Le prestige de Palmeiras

«Pour moi, c'est un club de la valeur de Chelsea ou de Manchester United avec ses 15 millions de partisans. On ne le comprend que lorsqu'on travaille là-bas. Quand j'allais à l'entraînement avec le chandail de Palmeiras, c'était un poids inexplicable, presque spirituel. Je n'ai eu ce sentiment que dans ce club-là. On a été la première équipe junior de l'histoire du club à gagner la Copa Brasil sans perdre le moindre match.»
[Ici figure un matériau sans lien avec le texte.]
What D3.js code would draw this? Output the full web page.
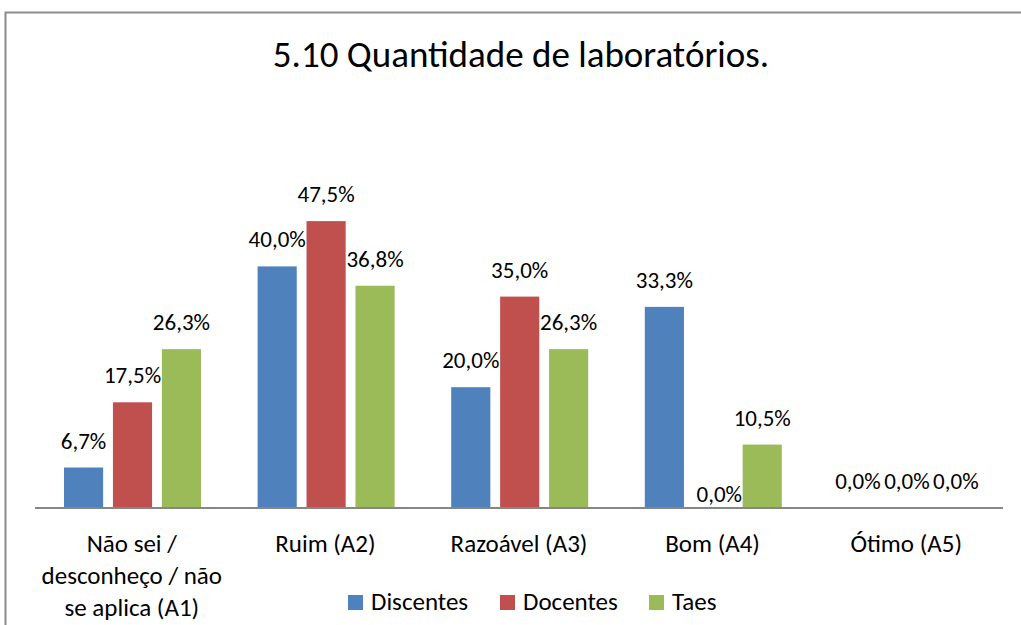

Le départ pour Desportivo Brasil

«J'allais disputer les quarts de finale du championnat paulista contre Corinthians, mais le groupe Traffic m'a demandé d'aller au Desportivo Brasil. Je ne pouvais pas quitter Palmeiras, mais ils m'ont dit: "Combien tu veux?" Là-bas, j'ai eu l'équipe la plus jeune de l'histoire du club. On a fini en tête de la phase de groupe de la Copa São Paulo, mais on a ensuite perdu contre une équipe de Palmeiras plus âgée (3 à 2).»

Le bilan

«J'ai appris à gérer des joueurs internationaux. Certains des moins de 15 ans gagnaient 10 000 $ par mois grâce à des commanditaires. Ils étaient plus difficiles à gérer que des Roberto Brown ou Ali Gerba. J'ai aussi appris à ne penser qu'au prochain match grâce à Luis Felipe Scolari. Là-bas, j'ai amélioré mon modèle de jeu et ma méthodologie d'entraînement. Ma réputation est très bonne au Brésil. Si j'y retourne demain, certains clubs comme les moins de 20 ans de Corinthians ou de Flamengo vont peut-être vouloir m'engager.»